A healthier MacGowan makes for a stronger Pogues

Publication: The Boston Globe

Author: Joan Anderman

Date: March 10, 2007

Reviewed gig: Boston, Avalon – March 8, 2007

Original Location: Link

Maybe the flashing red disc hanging from a cord over Shane MacGowan's heart sent electric pulses to his vital organs. Perhaps the electric fan at his feet -- turned to full blast on a frigid night when clubgoers at Avalon kept their coats on -- helped him remain vertical. Surely the seven stellar musicians surrounding the singer were a bedrock when it came to concert-related details like starting and finishing songs.

Whatever the explanation -- and it's likely to remain as mysterious as the foul babble that passed for stage banter -- the famously wasted Pogues frontman was in fine form on Thursday during the first of four Boston shows loosely pegged to St. Patrick's Day. Last year at this time MacGowan was bearded, bloated, and ghostly pale. He lurched and wheezed his way through set lists, inspiring little confidence in a future for the Pogues.

Twelve months later he looks a whole lot healthier, if not exactly hale, and delivered a performance that was as remarkable for its musicality as for its shambling spirit.

The enduring poetry of the Pogues' music was front and center, as the punk-ish din of youthful rebellion has become the sound of survival. The sloshing bottle of wine MacGowan gripped seemed more prop than pacifier as the 49-year-old Irishman wended tenderly through "The Broad Majestic Shannon," spewed "Dirty Old Town" with debauched soul and spot-on pitch, and conjured a strong, steady croon for "A Rainy Night in Soho." He left the stage from time to time, ceding the spotlight to whistle player Spider Stacy , guitarist Philip Chevron, and multi-instrumentalist Terry Woods, who each took a turn at the microphone. The band's elegant, careening clatter shone in the absence of MacGowan's magnetic pull.

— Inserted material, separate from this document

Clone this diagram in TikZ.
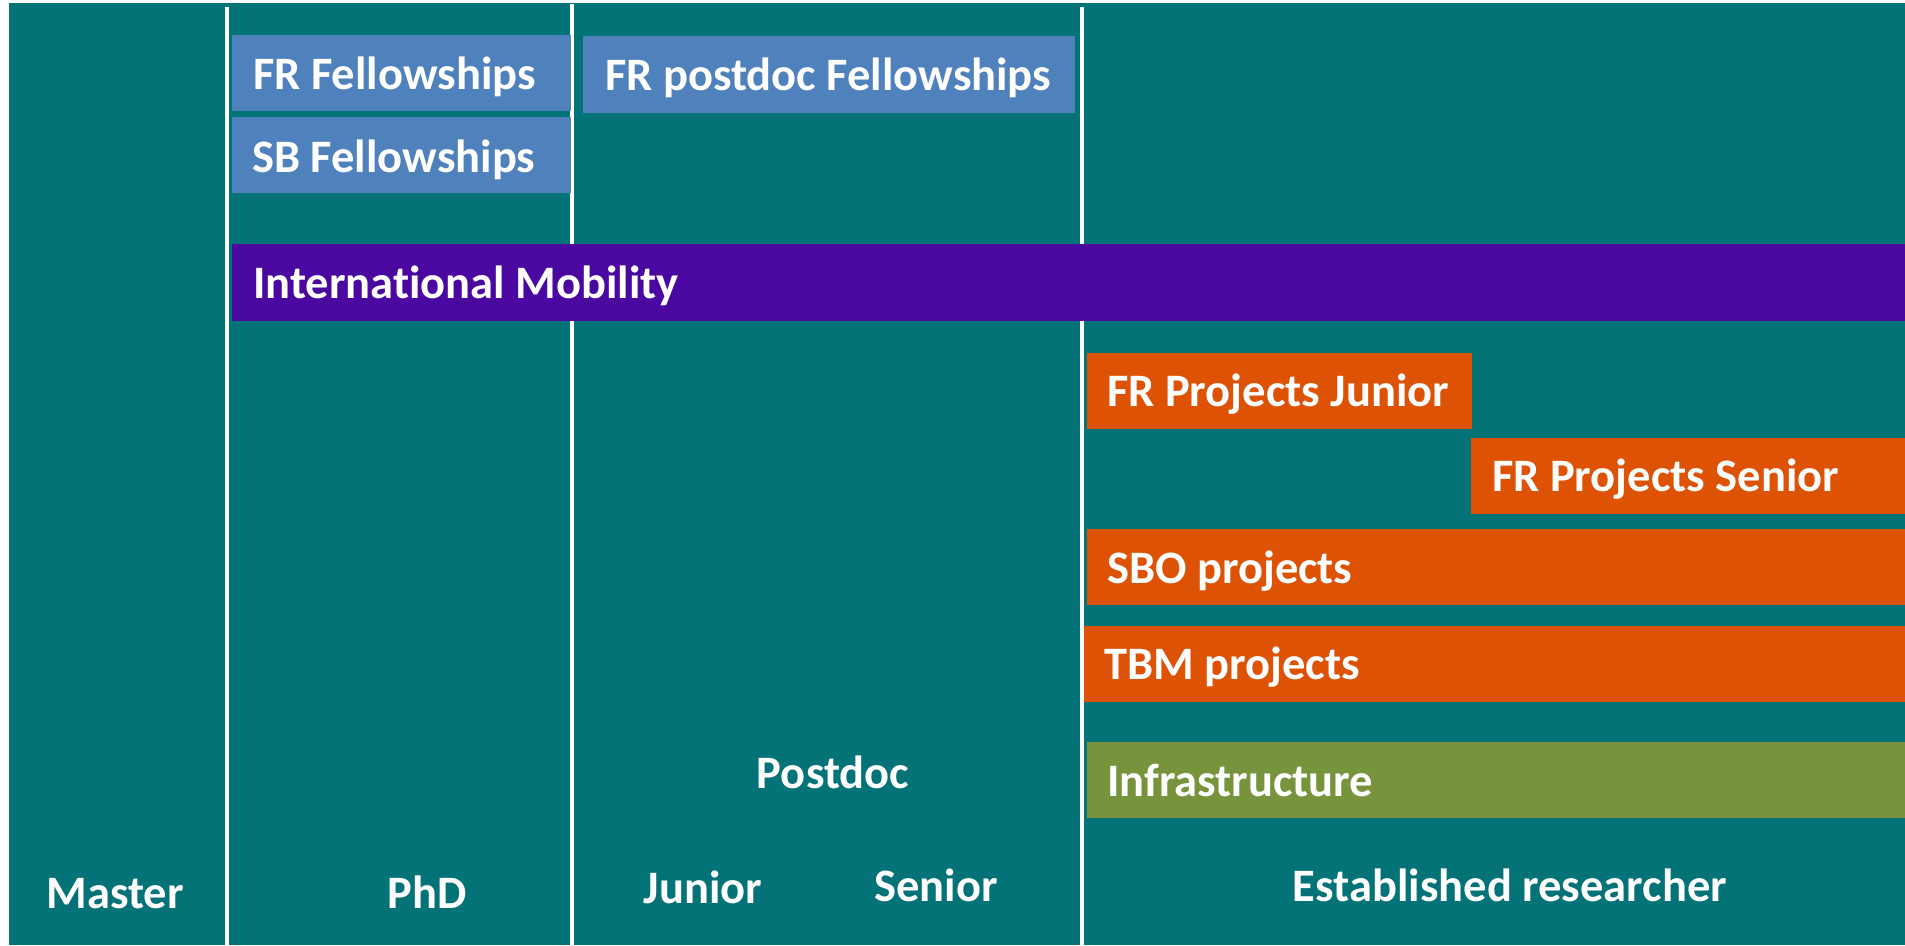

But the singer always returned, fresh cigarette and new container of booze in hand, and for the first time in a long time it didn't seem like a miracle. The show grew tighter and more spirited, not messier and more tragic, as the nearly two-hour set wore on -- culminating in a stunning run of "Star of the County Down," "Poor Paddy," the Dubliners' "The Old Triangle," and salty, waltzing "Fiesta." MacGowan didn't miss a beat, even as the tempos raced and he and Stacy bashed themselves on the head with sheet metal. After all these years it's going to take more than a little self-inflicted percussion to take the Pogues down.